• [Written problem]:
Return the records from the first line through the line containing "(0,0) rectangle (719,649);", and leave out the pictures.

• [Source material]:

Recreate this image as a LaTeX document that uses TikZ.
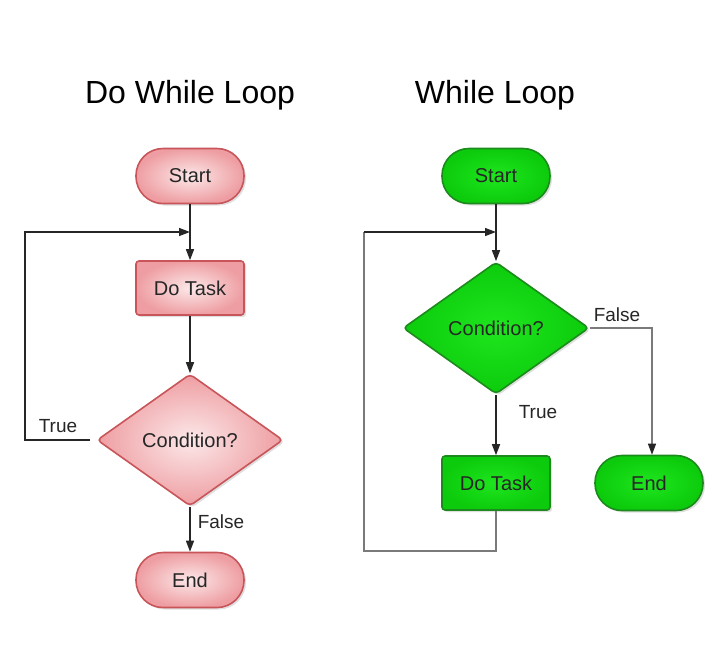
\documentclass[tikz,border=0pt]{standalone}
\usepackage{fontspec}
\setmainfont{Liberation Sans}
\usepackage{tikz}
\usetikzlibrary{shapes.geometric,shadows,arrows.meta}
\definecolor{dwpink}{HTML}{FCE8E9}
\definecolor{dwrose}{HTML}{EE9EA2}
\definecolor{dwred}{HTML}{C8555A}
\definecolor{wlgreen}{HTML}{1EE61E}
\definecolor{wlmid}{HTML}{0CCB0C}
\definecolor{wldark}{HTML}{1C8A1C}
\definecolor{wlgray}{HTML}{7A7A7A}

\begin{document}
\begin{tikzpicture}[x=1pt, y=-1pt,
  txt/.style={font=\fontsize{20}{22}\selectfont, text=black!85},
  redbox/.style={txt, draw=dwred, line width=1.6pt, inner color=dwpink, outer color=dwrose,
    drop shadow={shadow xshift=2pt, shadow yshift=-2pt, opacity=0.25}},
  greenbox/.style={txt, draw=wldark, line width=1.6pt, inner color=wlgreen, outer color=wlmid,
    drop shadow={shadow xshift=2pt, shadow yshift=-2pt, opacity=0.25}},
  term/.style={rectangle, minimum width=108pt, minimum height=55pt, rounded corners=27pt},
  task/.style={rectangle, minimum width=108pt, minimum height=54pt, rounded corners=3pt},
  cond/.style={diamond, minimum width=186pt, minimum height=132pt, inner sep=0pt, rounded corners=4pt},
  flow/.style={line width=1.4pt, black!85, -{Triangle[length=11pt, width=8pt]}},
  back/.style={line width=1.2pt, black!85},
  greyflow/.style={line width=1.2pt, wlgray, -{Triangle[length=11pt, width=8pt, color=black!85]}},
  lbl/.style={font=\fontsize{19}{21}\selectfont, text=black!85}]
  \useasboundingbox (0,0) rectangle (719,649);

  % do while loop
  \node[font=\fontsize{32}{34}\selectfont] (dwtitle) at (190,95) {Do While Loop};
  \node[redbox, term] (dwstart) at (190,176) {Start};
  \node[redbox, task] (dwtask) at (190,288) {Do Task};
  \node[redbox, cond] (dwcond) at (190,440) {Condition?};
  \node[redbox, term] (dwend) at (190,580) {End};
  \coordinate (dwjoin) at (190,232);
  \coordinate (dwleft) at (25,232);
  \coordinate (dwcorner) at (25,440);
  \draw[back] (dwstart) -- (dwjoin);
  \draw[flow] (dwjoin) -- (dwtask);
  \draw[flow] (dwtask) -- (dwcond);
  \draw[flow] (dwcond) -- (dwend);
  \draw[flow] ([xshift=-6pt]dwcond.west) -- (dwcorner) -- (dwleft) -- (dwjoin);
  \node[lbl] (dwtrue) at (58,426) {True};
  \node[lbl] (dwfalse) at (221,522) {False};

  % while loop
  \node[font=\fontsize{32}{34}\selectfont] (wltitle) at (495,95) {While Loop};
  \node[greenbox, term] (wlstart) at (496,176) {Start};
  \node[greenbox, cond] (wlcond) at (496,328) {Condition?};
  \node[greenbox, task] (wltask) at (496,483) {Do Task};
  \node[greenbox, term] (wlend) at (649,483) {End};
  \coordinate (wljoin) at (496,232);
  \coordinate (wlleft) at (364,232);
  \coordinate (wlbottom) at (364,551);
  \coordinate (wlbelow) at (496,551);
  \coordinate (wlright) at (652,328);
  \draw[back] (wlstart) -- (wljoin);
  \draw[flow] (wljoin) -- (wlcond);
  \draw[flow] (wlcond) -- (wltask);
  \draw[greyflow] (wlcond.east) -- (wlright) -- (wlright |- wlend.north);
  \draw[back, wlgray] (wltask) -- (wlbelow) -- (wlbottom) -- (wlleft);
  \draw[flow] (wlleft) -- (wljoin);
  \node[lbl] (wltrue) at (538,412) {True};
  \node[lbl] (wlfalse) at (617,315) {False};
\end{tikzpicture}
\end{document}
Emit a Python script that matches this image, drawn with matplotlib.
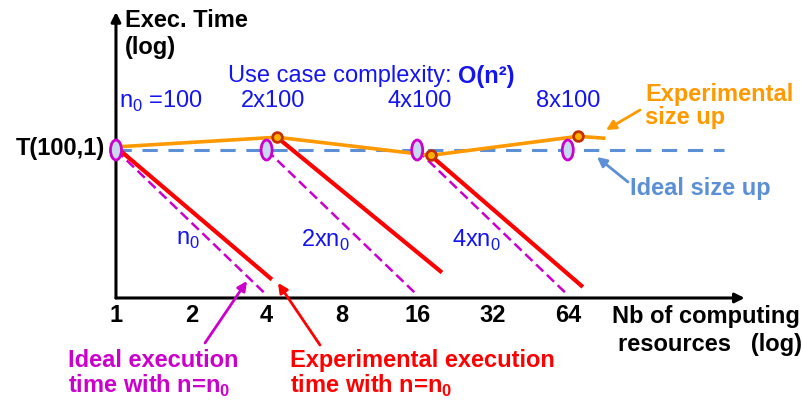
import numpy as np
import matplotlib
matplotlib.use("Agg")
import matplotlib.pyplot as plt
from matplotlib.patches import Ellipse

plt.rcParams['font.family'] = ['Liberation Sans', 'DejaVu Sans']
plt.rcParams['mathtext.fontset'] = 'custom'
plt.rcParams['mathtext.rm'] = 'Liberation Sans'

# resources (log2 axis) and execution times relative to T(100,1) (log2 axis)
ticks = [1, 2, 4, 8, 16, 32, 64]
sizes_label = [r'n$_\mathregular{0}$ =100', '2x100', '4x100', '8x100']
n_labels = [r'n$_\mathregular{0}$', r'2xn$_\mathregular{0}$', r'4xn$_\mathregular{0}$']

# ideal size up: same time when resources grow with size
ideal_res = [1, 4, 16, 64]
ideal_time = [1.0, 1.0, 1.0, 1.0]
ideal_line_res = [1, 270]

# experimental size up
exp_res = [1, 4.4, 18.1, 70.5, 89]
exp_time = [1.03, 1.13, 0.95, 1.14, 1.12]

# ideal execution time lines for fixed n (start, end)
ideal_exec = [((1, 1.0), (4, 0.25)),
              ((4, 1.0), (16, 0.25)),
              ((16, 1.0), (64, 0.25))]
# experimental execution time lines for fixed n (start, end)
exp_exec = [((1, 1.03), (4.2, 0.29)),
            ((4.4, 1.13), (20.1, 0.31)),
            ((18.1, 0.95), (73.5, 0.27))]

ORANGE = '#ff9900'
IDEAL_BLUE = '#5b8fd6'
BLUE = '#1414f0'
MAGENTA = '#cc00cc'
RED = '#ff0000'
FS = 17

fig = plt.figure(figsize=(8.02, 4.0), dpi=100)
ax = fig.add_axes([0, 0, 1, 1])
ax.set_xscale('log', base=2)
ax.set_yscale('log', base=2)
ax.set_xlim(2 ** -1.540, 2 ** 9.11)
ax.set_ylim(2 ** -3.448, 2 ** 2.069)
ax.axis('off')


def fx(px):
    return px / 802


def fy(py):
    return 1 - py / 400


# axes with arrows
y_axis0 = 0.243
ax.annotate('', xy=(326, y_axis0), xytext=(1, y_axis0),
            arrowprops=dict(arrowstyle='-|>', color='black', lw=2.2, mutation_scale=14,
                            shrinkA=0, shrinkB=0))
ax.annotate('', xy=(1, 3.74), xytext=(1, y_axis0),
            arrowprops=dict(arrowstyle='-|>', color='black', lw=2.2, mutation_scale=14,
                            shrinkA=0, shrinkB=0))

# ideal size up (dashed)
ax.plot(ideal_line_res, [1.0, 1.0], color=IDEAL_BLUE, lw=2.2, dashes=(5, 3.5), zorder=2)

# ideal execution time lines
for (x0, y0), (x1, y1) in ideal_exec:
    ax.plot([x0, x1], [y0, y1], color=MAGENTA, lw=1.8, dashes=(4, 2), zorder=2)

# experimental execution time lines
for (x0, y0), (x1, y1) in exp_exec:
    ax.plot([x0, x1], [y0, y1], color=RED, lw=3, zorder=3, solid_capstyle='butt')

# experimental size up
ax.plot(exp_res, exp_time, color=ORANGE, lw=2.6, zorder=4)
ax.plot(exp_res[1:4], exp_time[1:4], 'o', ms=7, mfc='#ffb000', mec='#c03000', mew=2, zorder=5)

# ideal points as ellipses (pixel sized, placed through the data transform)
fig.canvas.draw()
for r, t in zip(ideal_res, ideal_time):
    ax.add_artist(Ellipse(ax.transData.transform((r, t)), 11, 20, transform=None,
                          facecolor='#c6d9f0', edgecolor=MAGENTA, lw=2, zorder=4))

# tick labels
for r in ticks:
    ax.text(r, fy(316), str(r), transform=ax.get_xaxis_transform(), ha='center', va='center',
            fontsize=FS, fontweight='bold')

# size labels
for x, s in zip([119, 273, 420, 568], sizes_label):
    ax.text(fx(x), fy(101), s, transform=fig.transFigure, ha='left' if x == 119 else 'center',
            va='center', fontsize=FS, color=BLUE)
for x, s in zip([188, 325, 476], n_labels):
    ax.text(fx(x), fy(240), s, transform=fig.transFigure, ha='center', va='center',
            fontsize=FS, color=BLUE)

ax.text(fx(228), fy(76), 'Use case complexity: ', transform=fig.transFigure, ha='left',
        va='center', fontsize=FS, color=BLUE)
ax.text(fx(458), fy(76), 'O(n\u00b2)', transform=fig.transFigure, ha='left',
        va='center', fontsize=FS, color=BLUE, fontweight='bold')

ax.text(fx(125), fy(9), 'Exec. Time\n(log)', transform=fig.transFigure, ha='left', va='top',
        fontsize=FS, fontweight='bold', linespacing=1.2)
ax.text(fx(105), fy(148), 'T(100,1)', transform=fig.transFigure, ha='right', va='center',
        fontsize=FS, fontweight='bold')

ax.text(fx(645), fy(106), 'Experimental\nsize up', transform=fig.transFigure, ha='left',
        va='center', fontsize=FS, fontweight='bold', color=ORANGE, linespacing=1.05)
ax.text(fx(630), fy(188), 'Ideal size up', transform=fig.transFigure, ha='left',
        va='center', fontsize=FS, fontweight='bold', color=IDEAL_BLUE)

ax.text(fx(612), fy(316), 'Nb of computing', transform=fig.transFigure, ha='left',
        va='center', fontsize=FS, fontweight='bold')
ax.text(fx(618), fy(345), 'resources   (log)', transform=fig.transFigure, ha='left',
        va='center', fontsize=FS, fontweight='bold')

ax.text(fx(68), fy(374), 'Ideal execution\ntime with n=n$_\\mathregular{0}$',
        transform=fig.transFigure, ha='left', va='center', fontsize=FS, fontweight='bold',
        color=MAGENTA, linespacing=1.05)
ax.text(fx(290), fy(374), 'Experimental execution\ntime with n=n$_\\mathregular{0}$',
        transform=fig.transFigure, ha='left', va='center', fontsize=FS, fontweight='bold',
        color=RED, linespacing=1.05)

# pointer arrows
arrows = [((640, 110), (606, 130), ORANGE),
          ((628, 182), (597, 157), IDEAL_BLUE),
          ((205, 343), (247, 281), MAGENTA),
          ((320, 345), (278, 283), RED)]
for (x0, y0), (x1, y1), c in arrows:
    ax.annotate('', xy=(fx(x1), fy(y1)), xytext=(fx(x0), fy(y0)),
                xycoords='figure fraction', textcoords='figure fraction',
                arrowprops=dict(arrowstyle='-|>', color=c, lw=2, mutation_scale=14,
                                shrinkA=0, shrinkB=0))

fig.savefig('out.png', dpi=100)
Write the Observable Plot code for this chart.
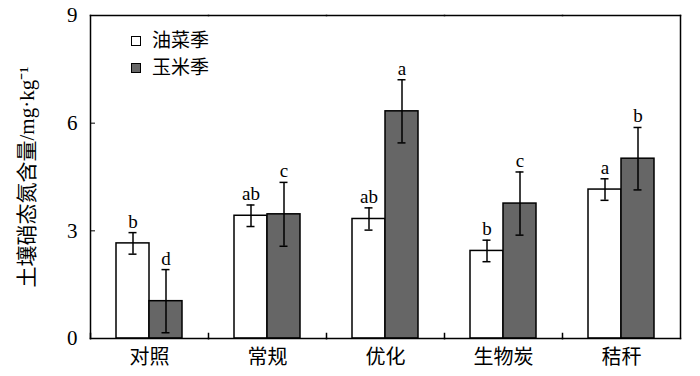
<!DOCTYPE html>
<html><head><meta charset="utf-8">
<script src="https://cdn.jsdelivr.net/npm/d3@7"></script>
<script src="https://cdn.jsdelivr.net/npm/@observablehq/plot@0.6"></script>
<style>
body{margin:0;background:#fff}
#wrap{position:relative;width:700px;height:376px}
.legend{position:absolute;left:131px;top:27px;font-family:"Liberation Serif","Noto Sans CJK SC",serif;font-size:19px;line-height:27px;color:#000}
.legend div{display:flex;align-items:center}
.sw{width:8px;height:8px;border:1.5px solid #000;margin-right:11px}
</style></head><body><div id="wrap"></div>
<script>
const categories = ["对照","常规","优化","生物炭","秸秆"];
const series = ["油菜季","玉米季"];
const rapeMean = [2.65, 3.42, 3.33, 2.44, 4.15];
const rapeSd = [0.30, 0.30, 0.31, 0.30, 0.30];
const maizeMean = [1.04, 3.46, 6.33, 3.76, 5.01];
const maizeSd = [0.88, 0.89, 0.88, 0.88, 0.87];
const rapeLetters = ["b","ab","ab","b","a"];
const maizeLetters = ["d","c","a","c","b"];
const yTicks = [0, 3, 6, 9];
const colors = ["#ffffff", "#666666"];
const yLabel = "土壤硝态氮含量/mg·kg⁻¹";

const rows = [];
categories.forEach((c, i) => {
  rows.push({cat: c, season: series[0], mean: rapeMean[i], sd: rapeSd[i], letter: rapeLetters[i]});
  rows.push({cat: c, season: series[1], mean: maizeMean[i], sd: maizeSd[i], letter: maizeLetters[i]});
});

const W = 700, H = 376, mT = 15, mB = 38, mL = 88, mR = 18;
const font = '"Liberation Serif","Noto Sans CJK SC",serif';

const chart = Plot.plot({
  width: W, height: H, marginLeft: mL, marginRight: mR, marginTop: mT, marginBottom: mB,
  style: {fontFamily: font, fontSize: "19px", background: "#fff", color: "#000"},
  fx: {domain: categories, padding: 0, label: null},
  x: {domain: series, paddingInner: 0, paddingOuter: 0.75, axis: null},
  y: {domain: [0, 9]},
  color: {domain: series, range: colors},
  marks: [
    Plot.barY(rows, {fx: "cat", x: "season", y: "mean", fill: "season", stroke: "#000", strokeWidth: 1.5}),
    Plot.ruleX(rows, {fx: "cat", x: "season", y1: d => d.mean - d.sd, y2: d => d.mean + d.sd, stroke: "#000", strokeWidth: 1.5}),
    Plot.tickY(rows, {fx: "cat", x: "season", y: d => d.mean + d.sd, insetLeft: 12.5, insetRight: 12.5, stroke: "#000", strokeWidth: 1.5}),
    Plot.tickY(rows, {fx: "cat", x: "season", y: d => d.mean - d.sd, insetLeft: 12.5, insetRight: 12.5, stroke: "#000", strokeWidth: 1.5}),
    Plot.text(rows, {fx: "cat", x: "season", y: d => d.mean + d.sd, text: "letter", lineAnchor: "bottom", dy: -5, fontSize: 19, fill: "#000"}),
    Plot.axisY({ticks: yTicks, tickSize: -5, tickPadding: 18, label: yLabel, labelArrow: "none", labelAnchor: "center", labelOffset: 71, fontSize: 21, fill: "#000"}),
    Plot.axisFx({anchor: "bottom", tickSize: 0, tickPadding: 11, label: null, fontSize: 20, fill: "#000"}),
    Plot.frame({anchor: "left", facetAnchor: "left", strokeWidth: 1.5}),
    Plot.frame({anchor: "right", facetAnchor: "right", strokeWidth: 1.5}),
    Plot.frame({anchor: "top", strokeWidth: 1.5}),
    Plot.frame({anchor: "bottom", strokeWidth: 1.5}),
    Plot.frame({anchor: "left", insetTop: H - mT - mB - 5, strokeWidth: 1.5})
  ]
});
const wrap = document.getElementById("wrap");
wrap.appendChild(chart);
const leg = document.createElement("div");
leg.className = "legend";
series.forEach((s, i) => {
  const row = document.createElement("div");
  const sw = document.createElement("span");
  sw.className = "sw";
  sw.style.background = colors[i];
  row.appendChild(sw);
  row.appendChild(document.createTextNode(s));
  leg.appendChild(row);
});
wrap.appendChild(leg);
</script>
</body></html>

• [Complete output]:
Recreate this image as a LaTeX document that uses TikZ.
\documentclass[tikz,border=0pt]{standalone}
\usepackage{fontspec}
\setmainfont{Liberation Sans}
\usepackage{tikz}
\usetikzlibrary{shapes.geometric,shadows,arrows.meta}
\definecolor{dwpink}{HTML}{FCE8E9}
\definecolor{dwrose}{HTML}{EE9EA2}
\definecolor{dwred}{HTML}{C8555A}
\definecolor{wlgreen}{HTML}{1EE61E}
\definecolor{wlmid}{HTML}{0CCB0C}
\definecolor{wldark}{HTML}{1C8A1C}
\definecolor{wlgray}{HTML}{7A7A7A}

\begin{document}
\begin{tikzpicture}[x=1pt, y=-1pt,
  txt/.style={font=\fontsize{20}{22}\selectfont, text=black!85},
  redbox/.style={txt, draw=dwred, line width=1.6pt, inner color=dwpink, outer color=dwrose,
    drop shadow={shadow xshift=2pt, shadow yshift=-2pt, opacity=0.25}},
  greenbox/.style={txt, draw=wldark, line width=1.6pt, inner color=wlgreen, outer color=wlmid,
    drop shadow={shadow xshift=2pt, shadow yshift=-2pt, opacity=0.25}},
  term/.style={rectangle, minimum width=108pt, minimum height=55pt, rounded corners=27pt},
  task/.style={rectangle, minimum width=108pt, minimum height=54pt, rounded corners=3pt},
  cond/.style={diamond, minimum width=186pt, minimum height=132pt, inner sep=0pt, rounded corners=4pt},
  flow/.style={line width=1.4pt, black!85, -{Triangle[length=11pt, width=8pt]}},
  back/.style={line width=1.2pt, black!85},
  greyflow/.style={line width=1.2pt, wlgray, -{Triangle[length=11pt, width=8pt, color=black!85]}},
  lbl/.style={font=\fontsize{19}{21}\selectfont, text=black!85}]
  \useasboundingbox (0,0) rectangle (719,649);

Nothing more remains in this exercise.